Wonder whatever happened to yar? I would love to hear what he thinks about this.

Had you read my post more carefully, you would see that I did give you an opinion, that it fails to account for at least one thing, and a few others. And the link does not explain the terms nor the reasoning why we should apply QM , normally used for molecular,atomic and sub-atomic phenomena to the cosmic scale. Without those explanations, it reads as little more than an interesting hypothesis. It is iinternally consistent on some issues, but doesn't seem justifiable without more explanation.

But if we consider it to be valid, do we not now have the infinite regress issue back again ? (another potential issue ?)

PS. Perhaps if you weren't such "a dick" in your responses you would get better and more civil responses in kind.



Edited 1 time(s). Last edit at 03/02/2015 05:02AM by Cincinnatus.
Re: Dick-How all this got here
March 02, 2015 06:28AM
Quote
Sam
I agree, Cin, but the key word in my question to me is "possible". Because we can conceive of a unicorn, does that mean that unicorns possibly exist? Agnostics here (and theists everywhere) believe anything that can be conceived possibly exists, even the god of the bible, fairies, and cows jumping over the moon. They believe it's all possible. I was most interested in what you think quantum mechanics has to do with metaphysics.
quote]

To answer question, simply put QM (quantum mechanics) is a way of answering the second of the 2 fundamental questions of metaphysics. That is, "1-what is there?" and "2-what is it like". QM applies wave equations to explain and predict the behavior of atomic and sub-atomic particles. I was always formally taught that it generally is not useful for things on the cosmic scale.

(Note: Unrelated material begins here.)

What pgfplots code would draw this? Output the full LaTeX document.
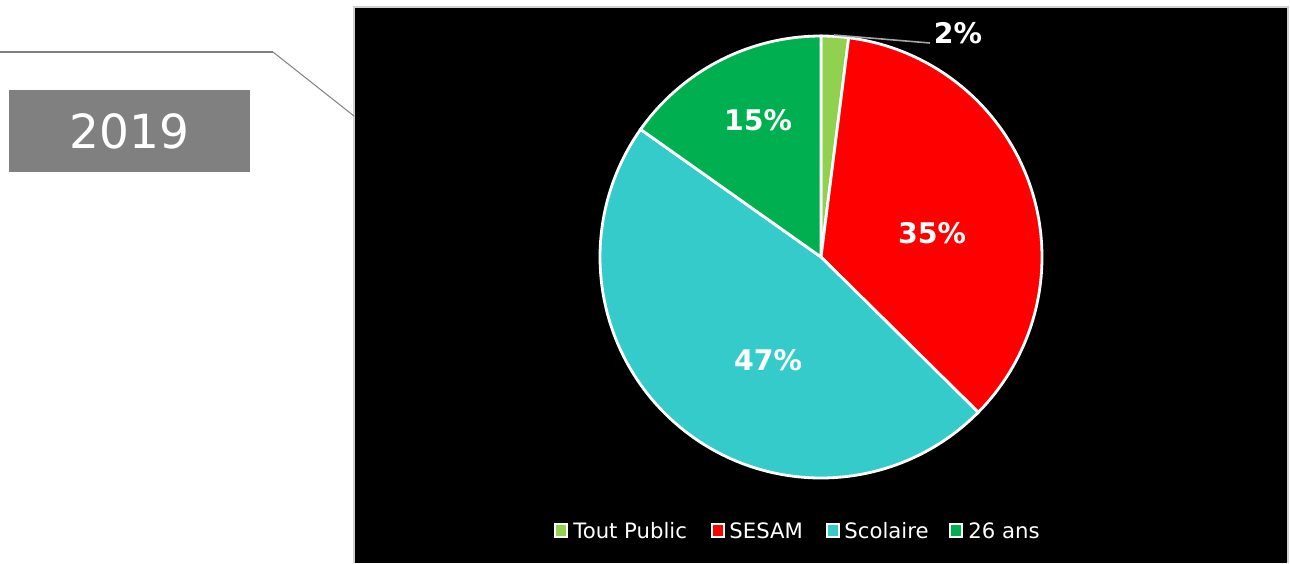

Also, I question your assertion that an agnostic would believe that "anything that can be conceived possibly exists". Sure it exists as an idea, insofar as one believes in the existence of an idea, a concept or that a mathematical function. But existence in physical reality is not the same. For that we need physical evidence.
Sam
Re: Dick-How all this got here
March 02, 2015 06:51AM
Are you an atheist, Cin? If so, weak or strong?